◆ **YOUR TASK**
Reproduce the listing below word for word, with no pictures.

◆ **SUPPLIED INFORMATION**
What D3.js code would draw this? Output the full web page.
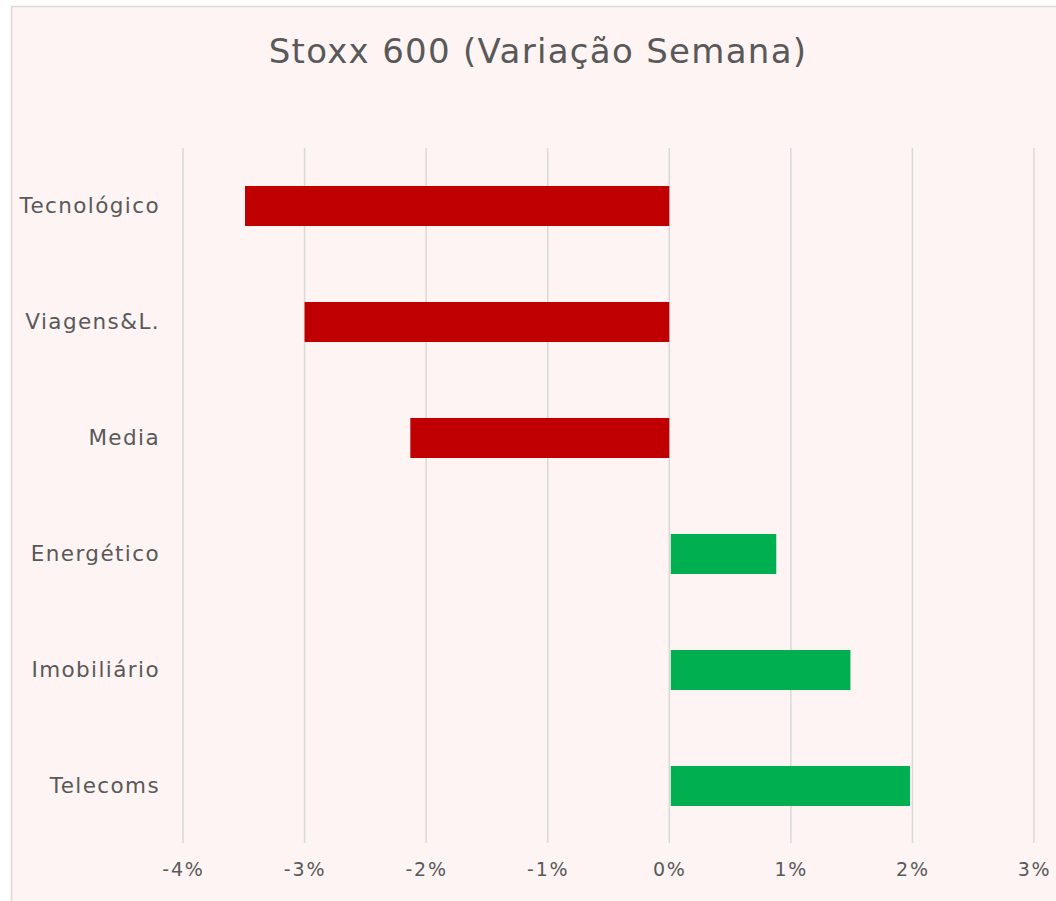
<!DOCTYPE html>
<html>
<head>
<meta charset="utf-8">
<script src="https://cdn.jsdelivr.net/npm/d3@7"></script>
<style>
  html, body { margin: 0; padding: 0; background: #ffffff; }
  svg { display: block; font-family: "DejaVu Sans", "Noto Sans", sans-serif; }
</style>
</head>
<body>
<div id="container"></div>
<script>
// data
const categories = ['Tecnológico', 'Viagens&L.', 'Media', 'Energético', 'Imobiliário', 'Telecoms'];
const values = [-3.49, -3.0, -2.13, 0.88, 1.49, 1.98];
const tickValues = [-4, -3, -2, -1, 0, 1, 2, 3];
const titleText = 'Stoxx 600 (Variação Semana)';

const width = 1056;
const height = 901;
const textColor = '#595959';
const gridColor = '#d9d9d9';
const bg = '#fef4f3';

const svg = d3.select('#container').append('svg')
  .attr('width', width)
  .attr('height', height);

// chart frame
svg.append('rect')
  .attr('x', 11.5).attr('y', 6.5)
  .attr('width', width + 10).attr('height', height + 10)
  .attr('fill', bg)
  .attr('stroke', gridColor)
  .attr('stroke-width', 1.5);

svg.append('text')
  .attr('x', 538).attr('y', 63)
  .attr('text-anchor', 'middle')
  .attr('font-size', 34)
  .attr('letter-spacing', 1.3)
  .attr('fill', textColor)
  .text(titleText);

const x = d3.scaleLinear()
  .domain([-4, 3])
  .range([183, 1034]);

const y = d3.scaleBand()
  .domain(categories)
  .range([148, 844])
  .paddingInner(0.655)
  .paddingOuter(0.3275);

// gridlines
svg.append('g')
  .selectAll('line')
  .data(tickValues)
  .join('line')
  .attr('x1', d => x(d)).attr('x2', d => x(d))
  .attr('y1', 148).attr('y2', 843)
  .attr('stroke', gridColor)
  .attr('stroke-width', 1.5);

// bars
svg.append('g')
  .selectAll('rect')
  .data(values)
  .join('rect')
  .attr('x', d => d < 0 ? x(d) : x(0) + 1.5)
  .attr('width', d => d < 0 ? x(0) - x(d) : x(d) - x(0) - 1.5)
  .attr('y', (d, i) => y(categories[i]))
  .attr('height', y.bandwidth())
  .attr('fill', d => d < 0 ? '#c00000' : '#00b050');

// x axis labels
const xAxis = d3.axisBottom(x)
  .tickValues(tickValues)
  .tickSize(0)
  .tickPadding(0)
  .tickFormat(d => d + '%');

const xg = svg.append('g')
  .attr('transform', 'translate(0,862)')
  .call(xAxis)
  .attr('font-family', null)
  .attr('font-size', null);
xg.select('.domain').remove();
xg.selectAll('text')
  .attr('font-size', 19)
  .attr('letter-spacing', 1.8)
  .attr('fill', textColor);

// category labels
const yAxis = d3.axisLeft(y).tickSize(0).tickPadding(0);
const yg = svg.append('g')
  .attr('transform', 'translate(160,0)')
  .call(yAxis)
  .attr('font-family', null)
  .attr('font-size', null);
yg.select('.domain').remove();
yg.selectAll('text')
  .attr('font-size', 21.5)
  .attr('letter-spacing', 1.4)
  .attr('fill', textColor);
</script>
</body>
</html>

◆ **SOLUTION FOR THIS EXERCISE**
What D3.js code would draw this? Output the full web page.
<!DOCTYPE html>
<html>
<head>
<meta charset="utf-8">
<script src="https://cdn.jsdelivr.net/npm/d3@7"></script>
<style>
  html, body { margin: 0; padding: 0; background: #ffffff; }
  svg { display: block; font-family: "DejaVu Sans", "Noto Sans", sans-serif; }
</style>
</head>
<body>
<div id="container"></div>
<script>
// data
const categories = ['Tecnológico', 'Viagens&L.', 'Media', 'Energético', 'Imobiliário', 'Telecoms'];
const values = [-3.49, -3.0, -2.13, 0.88, 1.49, 1.98];
const tickValues = [-4, -3, -2, -1, 0, 1, 2, 3];
const titleText = 'Stoxx 600 (Variação Semana)';

const width = 1056;
const height = 901;
const textColor = '#595959';
const gridColor = '#d9d9d9';
const bg = '#fef4f3';

const svg = d3.select('#container').append('svg')
  .attr('width', width)
  .attr('height', height);

// chart frame
svg.append('rect')
  .attr('x', 11.5).attr('y', 6.5)
  .attr('width', width + 10).attr('height', height + 10)
  .attr('fill', bg)
  .attr('stroke', gridColor)
  .attr('stroke-width', 1.5);

svg.append('text')
  .attr('x', 538).attr('y', 63)
  .attr('text-anchor', 'middle')
  .attr('font-size', 34)
  .attr('letter-spacing', 1.3)
  .attr('fill', textColor)
  .text(titleText);

const x = d3.scaleLinear()
  .domain([-4, 3])
  .range([183, 1034]);

const y = d3.scaleBand()
  .domain(categories)
  .range([148, 844])
  .paddingInner(0.655)
  .paddingOuter(0.3275);

// gridlines
svg.append('g')
  .selectAll('line')
  .data(tickValues)
  .join('line')
  .attr('x1', d => x(d)).attr('x2', d => x(d))
  .attr('y1', 148).attr('y2', 843)
  .attr('stroke', gridColor)
  .attr('stroke-width', 1.5);

// bars
svg.append('g')
  .selectAll('rect')
  .data(values)
  .join('rect')
  .attr('x', d => d < 0 ? x(d) : x(0) + 1.5)
  .attr('width', d => d < 0 ? x(0) - x(d) : x(d) - x(0) - 1.5)
  .attr('y', (d, i) => y(categories[i]))
  .attr('height', y.bandwidth())
  .attr('fill', d => d < 0 ? '#c00000' : '#00b050');

// x axis labels
const xAxis = d3.axisBottom(x)
  .tickValues(tickValues)
  .tickSize(0)
  .tickPadding(0)
  .tickFormat(d => d + '%');

const xg = svg.append('g')
  .attr('transform', 'translate(0,862)')
  .call(xAxis)
  .attr('font-family', null)
  .attr('font-size', null);
xg.select('.domain').remove();
xg.selectAll('text')
  .attr('font-size', 19)
  .attr('letter-spacing', 1.8)
  .attr('fill', textColor);

// category labels
const yAxis = d3.axisLeft(y).tickSize(0).tickPadding(0);
const yg = svg.append('g')
  .attr('transform', 'translate(160,0)')
  .call(yAxis)
  .attr('font-family', null)
  .attr('font-size', null);
yg.select('.domain').remove();
yg.selectAll('text')
  .attr('font-size', 21.5)
  .attr('letter-spacing', 1.4)
  .attr('fill', textColor);
</script>
</body>
</html>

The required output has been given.